For despite contortions of self-reflexiveness that in another writer (Samuel Beckett, for instance) might give rise to agonies of the spirit, Nooteboom and his narrator-avatars strike one as too urbane, too much at home in the world, to genuinely suffer. This… is Nooteboom’s peculiar misfortune as a writer: that he is too intelligent, too sophisticated, too cool, to be able to commit himself to the grand illusioneering of realism, yet too little anguished by this fate—this expulsion from the imaginative world of the heartfelt—to work it up into a tragedy of its own.*

Only a severe northern Protestant could write this. Or at least someone writing in the severe Protestant vein. He may not actually believe in God. Indeed, like most writers of his age, he was marked by the secular counterblasts of 1960s hedonism. But Coetzee wrestles with his soul in a way that fits much more comfortably in a Dutch than an English tradition. The Afrikaner blood runs thickly in his English prose. And that blood contains a tendency toward dogmatism. The merits of Cees Nooteboom’s fiction aside, it is surely not true that “agonies of the spirit” are the only source of great art. It is a common northern prejudice, and why some people disparage the painting of Bonnard, say, or the music of Rossini, for being too lighthearted, too joyful, in a word, too charming. To be pleasing is not always a drawback. I can see that most of Bergman’s movies show a more agonized spirit than Jean Renoir’s or Fellini’s, but are they greater? Was Shakespeare writing from a deep well of suffering? Was Voltaire?
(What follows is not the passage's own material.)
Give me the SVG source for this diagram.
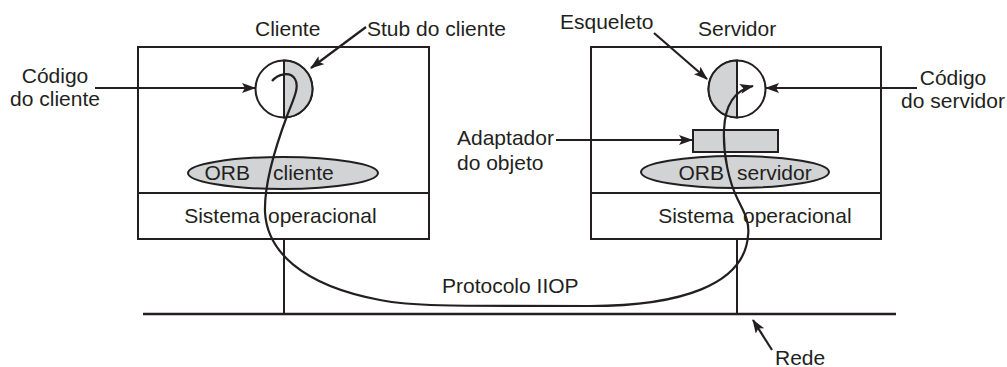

In the end, of course, only one thing matters, and that is whether a work of art is any good. How much the author suffered is irrelevant. Bourgondiërs have produced wonderful things, and so have the agonizing Protestants. Coetzee’s fiction belongs to the stringent tradition of Mondrian and Bergman. When his suffering is worked into his fictional characters, it is transformed into something moving and of lasting interest. I’m not sure the same can be said for the memoirs of his younger self. If this is the raw material of his fiction, it needed more time in the cooking pot. The cold-water bed-sit angst of the young Coetzee in London comes across too often as pathetic, even banal. If Coetzee had not become a great writer, his young man’s frustrations would not have been of any interest at all. But he did, and that is a blessing.

  1. *

    J.M. Coetzee, “Blowing Hot and Cold,” The New York Review, July 17, 1997.